The Highly Adaptive Distributed Dataflow Architecture or “HADDFA” is a single Supercomputer that is distributed (or located) throughout multiple small, data centers across North, Central and South America, and expanding to key locations overseas. This distributed model is also designed to withstand natural disasters, power failure and other disruptive problems that lead to downtime — without all of the expense involved in the older, outdated centralized model. In addition, the “HADDFA” model has some very unique advantages. In the “HADDFA” Supercomputer your data automatically has built-in Disaster Recovery and Fault Tolerance. This is accomplished at runtime since all data is written to a least two geographically dispersed data centers.
LET ME MAKE THIS CLEAR? THE DATA IS NOT COPIED, BACKED UP OR SYNCHRONIZED FROM ONE LOCATION TO ANOTHER. ALL DATA IS WRITTEN TO AT LEAST TWO LOCATIONS AT THE SAME TIME.
Currently, most large corporation’s annual contracts for Disaster Recovery and Fault Tolerance solutions are obscenely expensive. This feature alone is worth many times more than the price of this offering.
The “HADDFA” Supercomputer Access Gateways “SAG” are connected to the Internet, making the Supercomputer accessible to the Internet via DSL and private line connections. These “HADDFA” Supercomputer Access Gateways are the “onramps” to the “HADDFA” Supercomputer world.
The “HADDFA” Supercomputing centers are interconnected via a private fiber optic network to one of many Regional Area Array points, which form the North American Supercomputing Grid (NASG), Central American Supercomputing Grid (CASG), and South American Supercomputing Grid (SASG). Once you are authenticated into the Supercomputer, all activity occurs “inside” the Supercomputer across this private network. The “HADDFA” Supercomputer utilizes several advanced security methods to annihilate any predators attempting to access the World Wide Array. These methods include continuously variable Dynamic Forward Encryption Security, Advanced Firewalls, Intrusion Detection, Intrusion Prevention and Dynamic Port Knocking.

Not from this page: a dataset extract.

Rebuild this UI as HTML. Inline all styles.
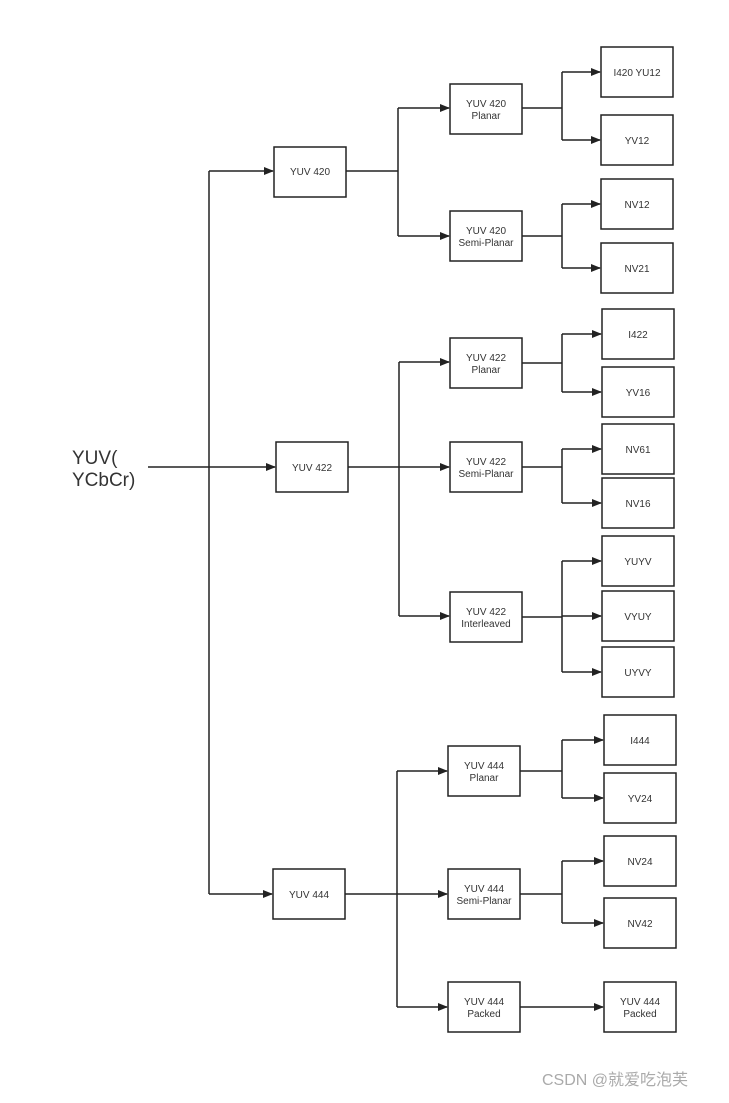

The “HADDFA” Supercomputer provides unmatched scalability and performance like; infinite scalability, blistering database driven performance, cross-platform compatibility and automatic configuration — with ZERO operating system registry modifications required. You can simply use your internet browser to access one of our World Wide Web landing pages to launch the World Wide Array Adaptive Client. The “HADDFA” Supercomputer “scheduler” keeps track of all Supercomputer resources and schedules “work” based on current load, computing resources and user proximity. This gives the “HADDFA” Supercomputer the unusual advantage of redeploying previous generation equipment to less critical functions, which significantly increases the hardware usability life-cycle and drastically reduces the overall Supercomputer costs.